Five RADAR cities inform Gov. Inslee about need for Crisis Triage facility in North King county

Saturday, March 12, 2022

The five RADAR cities: Lake Forest Park, Shoreline, Kirkland, Bothell, Kenmore

On Wednesday, March 1, 2022, Governor Jay Inslee convened the Mayors and City Managers of the Five RADAR Cities (Shoreline, Kenmore, Lake Forest Park, Bothell and Kirkland), as well as the RADAR Navigator Program Manager and key staff from the King County Department of Behavioral Health and Recovery. 

Governor Inslee reached out to the City of Kirkland, because he had heard that the RADAR Cities had been working diligently to create and site a Crisis Triage facility in North King County. The governor expressed support for the endeavor, and work is ongoing to bring this critical resource to our community.

Mayor Mason Thompson, City of Bothell, spoke about the success of the RADAR Navigator Program thus far and the future vision of a comprehensive crisis response system for North King County.

Mayor Mason Thompson of Bothell addressing Gov Inslee.
Photo courtesy Alison Sborov of the Governor’s Office

Mayor Thompson’s comments to the Governor


Governor, we believe we’re on the cusp of something special. The combination of what RADAR (Response Awareness, De-escalation, and Referral) and its mental health professional navigators do are unique in the world of mental health response.
  • RADAR has response plans that allow Navigators to share notes with police in all five cities so that in the future officers can have context around who they’re responding to before they arrive on scene.
  • Rather than a co-responder model where everything is under the police department, or a community-responder model where everything is apart from it, RADAR is moving toward a model where Navigators can respond with or without the police, and share information rather than silo it – so we can have the maximum impact
  • RADAR is ripe to be copied. Partnership with multiple jurisdictions keeps costs low, and we all know this problem doesn’t care about city borders. We’d love to help franchise this across the state.
  • We started this in 2018. We’re not trying to create something, we want to take what’s already here, already working well, and leverage it to have even more impact.
To do that there are big-picture needs that are beyond the scope of even five cities
  • Crisis care – what we’re here to talk about today.
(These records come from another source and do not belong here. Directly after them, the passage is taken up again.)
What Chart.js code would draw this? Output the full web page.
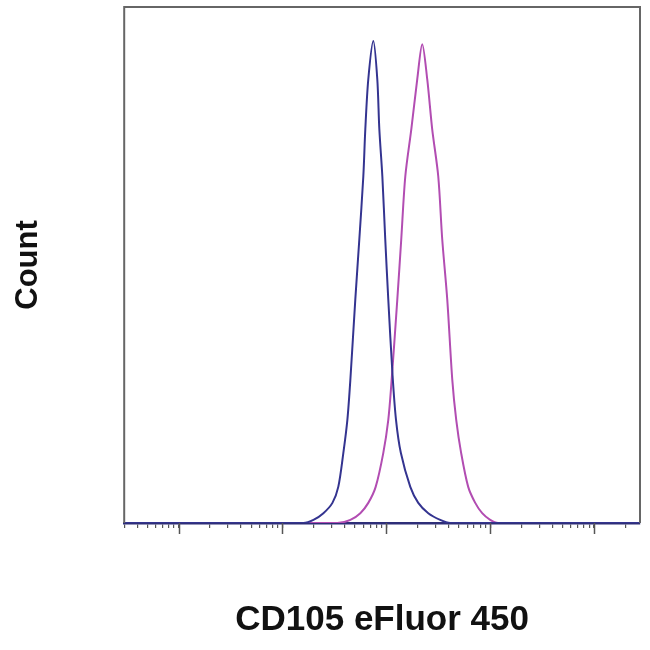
<!DOCTYPE html>
<html>
<head>
<meta charset="utf-8">
<script src="https://cdn.jsdelivr.net/npm/chart.js@4"></script>
<style>
  body { margin: 0; background: #fff; }
</style>
</head>
<body>
<canvas id="histo" width="650" height="650"></canvas>
<script>
// Histogram values (x = fluorescence, y = % of max count)
const blueX = [3, 159, 199, 248, 303, 345, 386, 422, 451, 503, 550, 601, 628, 671, 750,
               819, 857, 916, 977, 1045, 1150, 1240, 1380, 1702, 2031, 2535, 3304, 4121, 276700];
const blueY = [0, 0, 0.6, 1.9, 3.9, 7.0, 13.6, 20.0, 27.8, 43.3, 55.0, 67.2, 76.3, 86.0, 93.4,
               86.0, 76.3, 67.2, 55.0, 43.3, 28.5, 20.0, 13.6, 7.0, 3.9, 1.9, 0.6, 0, 0];

const pinkX = [3, 338, 451, 562, 671, 790, 936, 1045, 1117, 1276, 1393, 1524, 1740, 1986, 2218,
               2477, 2767, 3162, 3454, 3862, 4315, 4710, 5250, 6142, 7178, 8375, 10000, 11940, 276700];
const pinkY = [0, 0, 0.6, 1.9, 3.9, 7.0, 13.6, 20.0, 26.8, 43.3, 55.0, 67.2, 76.3, 86.0, 92.8,
               86.0, 76.3, 67.2, 55.0, 43.3, 27.8, 20.0, 13.6, 7.0, 3.9, 1.9, 0.6, 0, 0];

// axis range and tick scheme (no tick labels in the original)
const xMin = 3;
const xMax = 276700;
const decades = [1, 10, 100, 1000, 10000, 100000];
const steps = [1, 2, 3, 4, 5, 6, 7, 8, 9];

const xTitle = 'CD105 eFluor 450';
const yTitle = 'Count';

const toPoints = (xs, ys) => xs.map((x, i) => ({ x: x, y: ys[i] }));

// frame around the plot + long ticks at each decade
const framePlugin = {
  id: 'frame',
  afterDatasetsDraw(chart) {
    const { ctx, chartArea } = chart;
    const xs = chart.scales.x;
    ctx.save();
    ctx.strokeStyle = '#666';
    ctx.lineWidth = 2;
    ctx.beginPath();
    ctx.moveTo(chartArea.left, chartArea.bottom);
    ctx.lineTo(chartArea.left, chartArea.top);
    ctx.lineTo(chartArea.right, chartArea.top);
    ctx.lineTo(chartArea.right, chartArea.bottom);
    ctx.stroke();
    ctx.strokeStyle = '#555';
    ctx.lineWidth = 1.5;
    decades.filter(d => d >= xMin && d <= xMax).forEach(d => {
      const px = Math.round(xs.getPixelForValue(d)) + 0.5;
      ctx.beginPath();
      ctx.moveTo(px, chartArea.bottom);
      ctx.lineTo(px, chartArea.bottom + 11);
      ctx.stroke();
    });
    ctx.restore();
  }
};

new Chart(document.getElementById('histo'), {
  type: 'line',
  data: {
    datasets: [
      {
        label: 'stained',
        data: toPoints(blueX, blueY),
        borderColor: '#343490',
        borderWidth: 2,
        pointRadius: 0,
        tension: 0.3
      },
      {
        label: 'control',
        data: toPoints(pinkX, pinkY),
        borderColor: '#b24db2',
        borderWidth: 2,
        pointRadius: 0,
        tension: 0.3
      }
    ]
  },
  options: {
    responsive: false,
    animation: false,
    layout: { padding: { left: 4, right: 10, top: 7, bottom: 4 } },
    plugins: {
      legend: { display: false },
      tooltip: { enabled: false }
    },
    scales: {
      x: {
        type: 'logarithmic',
        min: xMin,
        max: xMax,
        afterBuildTicks(scale) {
          const ticks = [];
          decades.forEach(d => steps.forEach(s => {
            const v = d * s;
            if (v >= xMin && v <= xMax) ticks.push({ value: v });
          }));
          scale.ticks = ticks;
        },
        border: { display: true, color: '#2e2e78', width: 2.5 },
        grid: {
          drawOnChartArea: false,
          drawTicks: true,
          tickLength: 5,
          color: '#555',
          lineWidth: 1.2
        },
        ticks: { display: false, autoSkip: false },
        title: {
          display: true,
          text: xTitle,
          color: '#111',
          font: { family: 'Liberation Sans, Arial, sans-serif', size: 35, weight: 'bold' },
          padding: { top: 71, bottom: 5 }
        }
      },
      y: {
        min: 0,
        max: 100,
        border: { display: false },
        grid: { display: false },
        ticks: { display: false },
        title: {
          display: true,
          text: yTitle,
          color: '#111',
          font: { family: 'Liberation Sans, Arial, sans-serif', size: 31, weight: 'bold' },
          padding: { top: 6, bottom: 69 }
        }
      }
    }
  },
  plugins: [framePlugin]
});
</script>
</body>
</html>
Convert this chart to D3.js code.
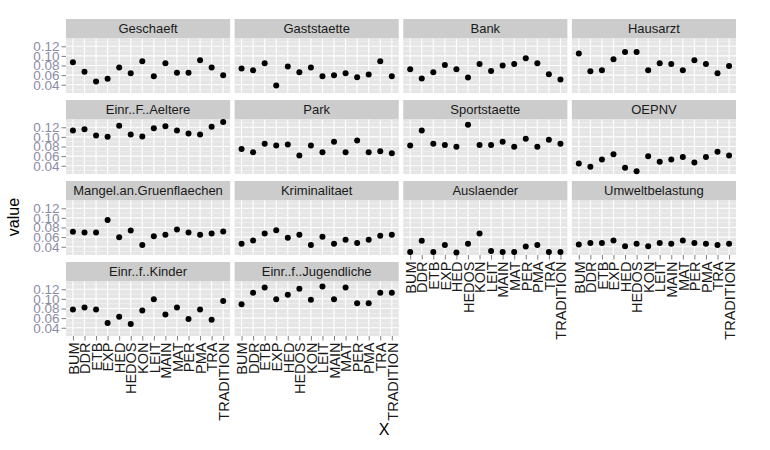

The most well-known community responder examples like Cahoots in Eugene and STAR in Denver are run out of mental health institutions. They can do more than deescalate. They can help with the real problem, not just the symptom.
Our navigators usually have two options. To take people to jail or the hospital, because there are 12 crisis care beds in King County, and the closest to us is Kent.
  • Training/employee pipeline. These positions pay very well for mental health but it is hard to fill them because it’s a unique role. A state-level program similar to the police corps would be very helpful
  • Response plans being shared – An officer knowing people’s triggers and having context before they engage reduces the chance of a first response worst-case scenario. If response plans were uploaded into WSCIC, law enforcement the state over would have the information that Navigators upload.
Kirkland Mayor Penny Sweet welcomes the governor.
Photo courtesy Alison Sborov of the Governor’s Office

All three of these not only make the program more effective, they also make it easier for other cities to adopt. And as other cities adopt this, they start helping even more people, their response plans help our departments, and that’s a really exciting virtuous circle that could help a lot of people. 

I hope you leave here today not just excited about what’s happening in North King County, but excited about the possibility of what could happen in the whole state.

Because with state help, we see a not-distant future in which Washington has a program that can be considered the example in the country. We have political will, supportive police departments, and we’ve learned a lot over the years we’ve already been doing this.

We know that you care about helping to advance necessary conversations – we've seen you lead on the national level. Through RADAR with state help, Washington can lead here too.